Archaeology as a Source of Information
The possibility of stepping into vanished worlds has a great appeal. Archaeology, by exposing ruined cities, their buildings and their artifacts, is an important vehicle for making this possible. For many, a visit to an archaeological site is more exciting if one gets the sense of what living there in a past time period was like. But for historic periods, ancient texts have also been a prime source of information about ancient life. The Hebrew Bible and Greek and Latin literature contain infinite details, combined with the names of people and places. Ancient Near Eastern, Egyptian, and Mayan texts, now readable thanks to decipherments in the nineteenth and twentieth centuries, also offer much. For some, the written word is supreme; the reality of place and object, the discipline of archaeology, are supplementary to the texts. These preferences can be reflected in the structures of academic study in universities, museums, and research centers.
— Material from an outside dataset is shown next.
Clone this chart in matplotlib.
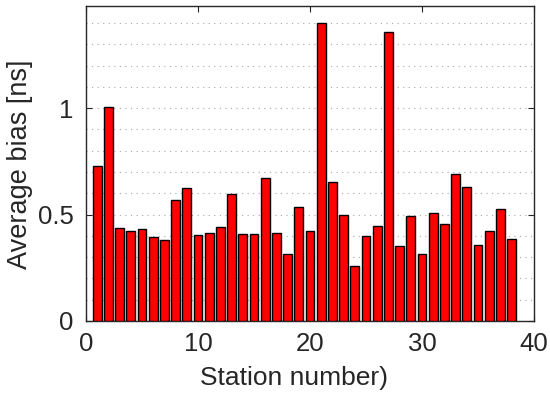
import matplotlib
matplotlib.use("Agg")
import matplotlib.pyplot as plt
import numpy as np
from matplotlib.ticker import MultipleLocator

stations = list(range(1, 39))
bias = [0.726, 1.006, 0.435, 0.424, 0.430, 0.396, 0.382, 0.570, 0.623, 0.405,
        0.415, 0.440, 0.596, 0.410, 0.407, 0.670, 0.415, 0.316, 0.537, 0.423,
        1.398, 0.651, 0.498, 0.260, 0.399, 0.447, 1.357, 0.354, 0.494, 0.313,
        0.506, 0.454, 0.692, 0.629, 0.357, 0.424, 0.524, 0.385]
xticks = [0, 10, 20, 30, 40]
yticks = [0, 0.5, 1]
yticklabels = ["0", "0.5", "1"]

plt.rcParams['font.family'] = ['Liberation Sans', 'DejaVu Sans']
fig = plt.figure(figsize=(5.5, 3.99), dpi=100)
ax = fig.add_axes([86/550, 78/399, (534-86)/550, (321-6)/399])

ax.bar(stations, bias, width=0.8, color='#ff0000', edgecolor='black', linewidth=1.0, zorder=3)

ax.set_xlim(0, 40)
ax.set_ylim(0, 1.48)
ax.set_xticks(xticks)
ax.set_yticks(yticks)
ax.set_yticklabels(yticklabels)
ax.yaxis.set_minor_locator(MultipleLocator(0.1))
ax.grid(True, axis='y', which='both', linestyle=(0, (1, 4)), color='#a8a8a8', linewidth=0.8, zorder=0)
ax.tick_params(which='both', direction='in', top=True, right=True, labelsize=18.5,
               colors='#262626', length=4)
ax.tick_params(axis='x', pad=8)
ax.tick_params(axis='y', pad=9)
ax.tick_params(which='minor', length=0)
for s in ax.spines.values():
    s.set_color('#262626')
    s.set_linewidth(1.0)
ax.set_xlabel('Station number)', fontsize=19, color='#262626')
ax.set_ylabel('Average bias [ns]', fontsize=19.5, color='#262626')
ax.xaxis.set_label_coords((294-86)/448, -(390-321)/315, transform=ax.transAxes)
ax.xaxis.label.set_va('bottom')
ax.yaxis.set_label_coords(-(86-7)/448, (321-164)/315, transform=ax.transAxes)
ax.yaxis.label.set_va('top')

fig.savefig('out.png', dpi=100)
We who wish to enter ancient worlds should not feel forced to choose, for each source of information makes a valuable contribution. We might well ask, though, what do archaeological excavations contribute that literary sources cannot? Archaeology, the study of material culture, makes clear the visual and the tactile. Ancient sounds (music), ancient smells (perfumes, cooked foods, fuels), ancient tastes (foods, wines, other drinks) are lost to us. Actions of all sorts and communications between people are recorded in texts, and we can perhaps visualize them taking place. But archaeology gives us the physical environment in which we can place the people and events we read about: the natural setting, the built environment (the city, its plan, its architecture), and the objects that ancient peoples created.
The Preservations of Material Remains
The material remains from ancient times are never preserved in their entirety. Climatic, geological, and cultural conditions all play a part in preserving and destroying. A dry climate, such as that of Egypt, preserves organic materials well. In contrast, in a wet, damp climate, the human body and products from animals’ bodies (leather, hair), wood and other plant products, and even metal objects rot, rust, corrode, disintegrate. The state of preservation affects our understanding of particular cultures. Textiles, for example, were an important product of daily life and commercial exchange, but they never survive with the completeness of a stone sculpture.
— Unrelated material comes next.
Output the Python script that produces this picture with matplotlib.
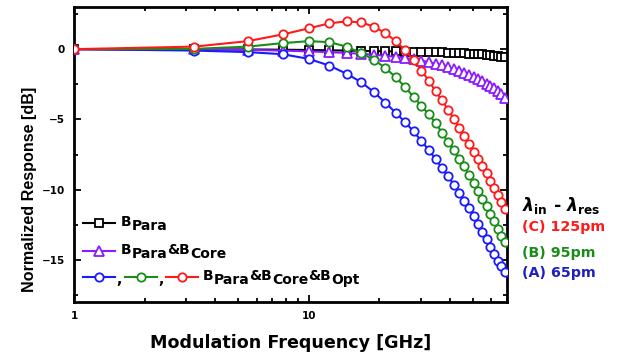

Geological factors also have impact. Earthquakes, fires, volcanic eruptions, tidal waves, erosion, and the repeated flooding of silt-bearing rivers (such as the Nile) all have the potential to change the urban landscape. Human agency also has contributed to the alterations in the material record. In cities occupied for centuries, the building materials of structures collapsed or destroyed might be recycled into new constructions.
At the very least, foundations of buildings typically remain. Another standard remnant of ancient city life is broken pottery, for ceramics, products of a technology first developed in the mid-Neolithic period (eighth millennium BC), do not disintegrate. Other cultural habits that have preserved artifacts include the placing of objects in tombs and the depositing of offerings in religious centers.
Variations of Research Design: Effects on Understanding Ancient Daily Life
The questions that archaeologists seek to answer are hugely varied. They can be shaped by the state of research in a particular region or time period, its past-traditions and current problems, and by the academic training of the individual researcher. In the Mediterranean, Egypt, and the Near East, approaches have included antiquarianism, the historical-descriptive, and the anthropological. These should not be seen as mutually exclusive, but overlap and complement each other, depending on the interests of the particular researcher.
Antiquarianism refers to an interest in an object by itself, a thing of beauty or curiosity. Compiling collections was often its goal. Today this term is negative, for it suggests that the interest in the object is shallow, divorced from any scientific study of the object’s value in understanding the past.
A historical-descriptive approach has dominated the archaeology of our region in the past two centuries. Archaeologists seek to understand the material record by creating a framework for its study: by describing buildings and artifacts carefully, then by arranging them in chronological (or historical) order, and by seeing developments through time (diachroni-cal): ‘what’, ‘when’, ‘where’. With such classifications in hand, scholars can then compare and contrast developments between sites, between regions, between time periods. In our region, such comparisons are generally made within a particular civilization (Egyptian, Greek, Roman). For the study of the material evidence of daily life, this approach has been essential.
Anthropological approaches, applied especially to prehistoric cities, seek to understand the material record as a reflection of human behavior. While historical-descriptive analyses are not ignored but valued as helpful tools, the archaeologist focuses on larger questions, such as ‘how’ and ‘why’. In addition, the anthropologist is interested in comparing situations between different civilizations, to extract larger lessons about the nature of human societies.